■ **Records supplied**:
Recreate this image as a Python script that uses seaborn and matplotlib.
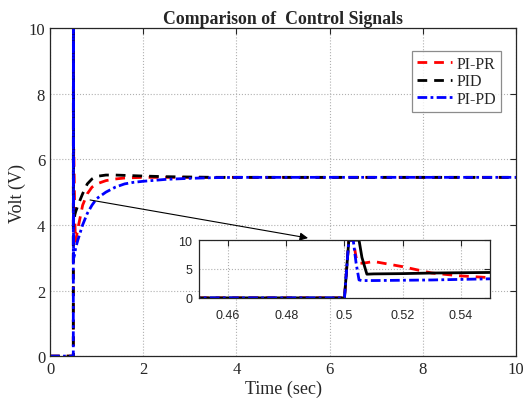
* * *
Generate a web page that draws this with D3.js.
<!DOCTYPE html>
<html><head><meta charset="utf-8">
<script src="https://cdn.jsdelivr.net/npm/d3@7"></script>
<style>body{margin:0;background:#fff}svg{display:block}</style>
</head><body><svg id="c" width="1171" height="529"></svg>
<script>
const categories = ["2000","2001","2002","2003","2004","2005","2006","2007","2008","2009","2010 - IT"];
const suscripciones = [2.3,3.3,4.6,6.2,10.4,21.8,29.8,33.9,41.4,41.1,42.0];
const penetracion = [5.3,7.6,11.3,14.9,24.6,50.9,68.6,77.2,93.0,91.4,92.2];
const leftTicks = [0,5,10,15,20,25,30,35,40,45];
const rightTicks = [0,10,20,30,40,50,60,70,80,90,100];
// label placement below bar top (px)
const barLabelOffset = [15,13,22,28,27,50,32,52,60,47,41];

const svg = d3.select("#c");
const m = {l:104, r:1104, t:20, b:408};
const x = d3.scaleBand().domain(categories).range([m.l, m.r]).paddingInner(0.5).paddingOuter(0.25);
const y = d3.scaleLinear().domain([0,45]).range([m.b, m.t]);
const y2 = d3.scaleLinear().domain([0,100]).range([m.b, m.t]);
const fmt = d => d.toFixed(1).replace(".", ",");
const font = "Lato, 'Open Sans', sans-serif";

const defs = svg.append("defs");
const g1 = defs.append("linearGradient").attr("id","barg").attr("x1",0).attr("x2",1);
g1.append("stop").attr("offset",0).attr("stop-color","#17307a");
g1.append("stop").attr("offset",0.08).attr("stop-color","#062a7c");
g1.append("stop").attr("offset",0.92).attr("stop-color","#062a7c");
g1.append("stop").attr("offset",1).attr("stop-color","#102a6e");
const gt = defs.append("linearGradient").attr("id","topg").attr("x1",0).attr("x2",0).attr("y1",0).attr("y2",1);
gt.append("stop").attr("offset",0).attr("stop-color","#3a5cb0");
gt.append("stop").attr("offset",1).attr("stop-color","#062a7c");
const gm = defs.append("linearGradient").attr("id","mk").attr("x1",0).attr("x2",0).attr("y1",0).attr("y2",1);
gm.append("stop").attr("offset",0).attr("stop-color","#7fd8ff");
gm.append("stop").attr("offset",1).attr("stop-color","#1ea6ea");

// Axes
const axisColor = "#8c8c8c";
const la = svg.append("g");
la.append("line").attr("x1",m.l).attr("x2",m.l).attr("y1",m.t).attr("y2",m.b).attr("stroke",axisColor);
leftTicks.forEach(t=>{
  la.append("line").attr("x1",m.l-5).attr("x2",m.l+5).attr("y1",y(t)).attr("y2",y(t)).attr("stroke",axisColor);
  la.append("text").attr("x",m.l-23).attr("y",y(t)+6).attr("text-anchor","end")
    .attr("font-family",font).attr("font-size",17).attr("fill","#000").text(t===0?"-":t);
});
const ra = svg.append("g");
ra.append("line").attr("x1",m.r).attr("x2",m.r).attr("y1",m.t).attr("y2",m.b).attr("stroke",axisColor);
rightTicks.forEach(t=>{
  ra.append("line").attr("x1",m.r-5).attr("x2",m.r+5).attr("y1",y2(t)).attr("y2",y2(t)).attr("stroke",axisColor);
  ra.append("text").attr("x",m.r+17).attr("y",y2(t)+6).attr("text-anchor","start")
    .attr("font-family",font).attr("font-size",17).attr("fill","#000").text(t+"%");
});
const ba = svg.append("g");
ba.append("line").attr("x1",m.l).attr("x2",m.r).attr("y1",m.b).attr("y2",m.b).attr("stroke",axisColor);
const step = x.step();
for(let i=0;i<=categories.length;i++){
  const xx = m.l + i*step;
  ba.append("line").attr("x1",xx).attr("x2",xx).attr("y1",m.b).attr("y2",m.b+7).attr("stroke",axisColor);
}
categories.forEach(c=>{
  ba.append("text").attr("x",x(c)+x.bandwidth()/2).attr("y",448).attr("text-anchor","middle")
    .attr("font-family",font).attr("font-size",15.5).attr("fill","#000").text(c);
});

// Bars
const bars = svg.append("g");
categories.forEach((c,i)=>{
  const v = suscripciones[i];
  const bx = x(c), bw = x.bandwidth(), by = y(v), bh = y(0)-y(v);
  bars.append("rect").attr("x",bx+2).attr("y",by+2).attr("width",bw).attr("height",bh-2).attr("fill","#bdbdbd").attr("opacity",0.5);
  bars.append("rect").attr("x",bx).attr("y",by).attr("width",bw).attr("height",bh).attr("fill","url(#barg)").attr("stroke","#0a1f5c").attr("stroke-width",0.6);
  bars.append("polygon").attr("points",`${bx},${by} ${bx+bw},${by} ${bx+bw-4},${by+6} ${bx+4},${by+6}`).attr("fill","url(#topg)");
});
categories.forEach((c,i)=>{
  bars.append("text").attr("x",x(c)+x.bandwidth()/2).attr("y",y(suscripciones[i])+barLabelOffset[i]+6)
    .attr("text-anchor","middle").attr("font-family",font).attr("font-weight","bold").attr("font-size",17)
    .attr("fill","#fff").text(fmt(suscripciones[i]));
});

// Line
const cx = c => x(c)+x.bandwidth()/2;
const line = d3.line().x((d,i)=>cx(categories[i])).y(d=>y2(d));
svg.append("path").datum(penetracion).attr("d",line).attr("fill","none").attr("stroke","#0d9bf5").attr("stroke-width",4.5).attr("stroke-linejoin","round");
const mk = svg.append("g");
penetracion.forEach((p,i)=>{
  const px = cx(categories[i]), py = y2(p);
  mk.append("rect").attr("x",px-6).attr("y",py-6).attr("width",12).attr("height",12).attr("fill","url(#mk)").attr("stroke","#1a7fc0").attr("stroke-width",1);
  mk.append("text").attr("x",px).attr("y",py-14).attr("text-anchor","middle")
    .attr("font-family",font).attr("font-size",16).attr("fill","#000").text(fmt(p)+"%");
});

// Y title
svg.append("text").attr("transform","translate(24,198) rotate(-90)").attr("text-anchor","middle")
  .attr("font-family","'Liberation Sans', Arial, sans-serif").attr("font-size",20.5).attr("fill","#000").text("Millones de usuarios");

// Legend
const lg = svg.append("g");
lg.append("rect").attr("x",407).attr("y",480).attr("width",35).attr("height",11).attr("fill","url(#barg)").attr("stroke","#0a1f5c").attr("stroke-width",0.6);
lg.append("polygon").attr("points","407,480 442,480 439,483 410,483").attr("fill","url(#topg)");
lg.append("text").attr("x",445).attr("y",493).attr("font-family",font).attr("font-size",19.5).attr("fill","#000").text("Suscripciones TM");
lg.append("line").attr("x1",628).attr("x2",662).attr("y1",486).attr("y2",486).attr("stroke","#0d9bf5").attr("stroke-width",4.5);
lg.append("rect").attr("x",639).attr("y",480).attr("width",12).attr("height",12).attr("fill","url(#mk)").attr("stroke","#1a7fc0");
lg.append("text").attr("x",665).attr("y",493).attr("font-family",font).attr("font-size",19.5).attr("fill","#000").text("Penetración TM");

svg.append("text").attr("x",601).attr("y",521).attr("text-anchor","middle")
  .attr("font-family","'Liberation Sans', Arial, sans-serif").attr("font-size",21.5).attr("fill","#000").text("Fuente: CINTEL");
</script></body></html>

■ **Exercise**: Determine how many lines of the data contain "script" and give nothing but that number.

■ **Task response**: 4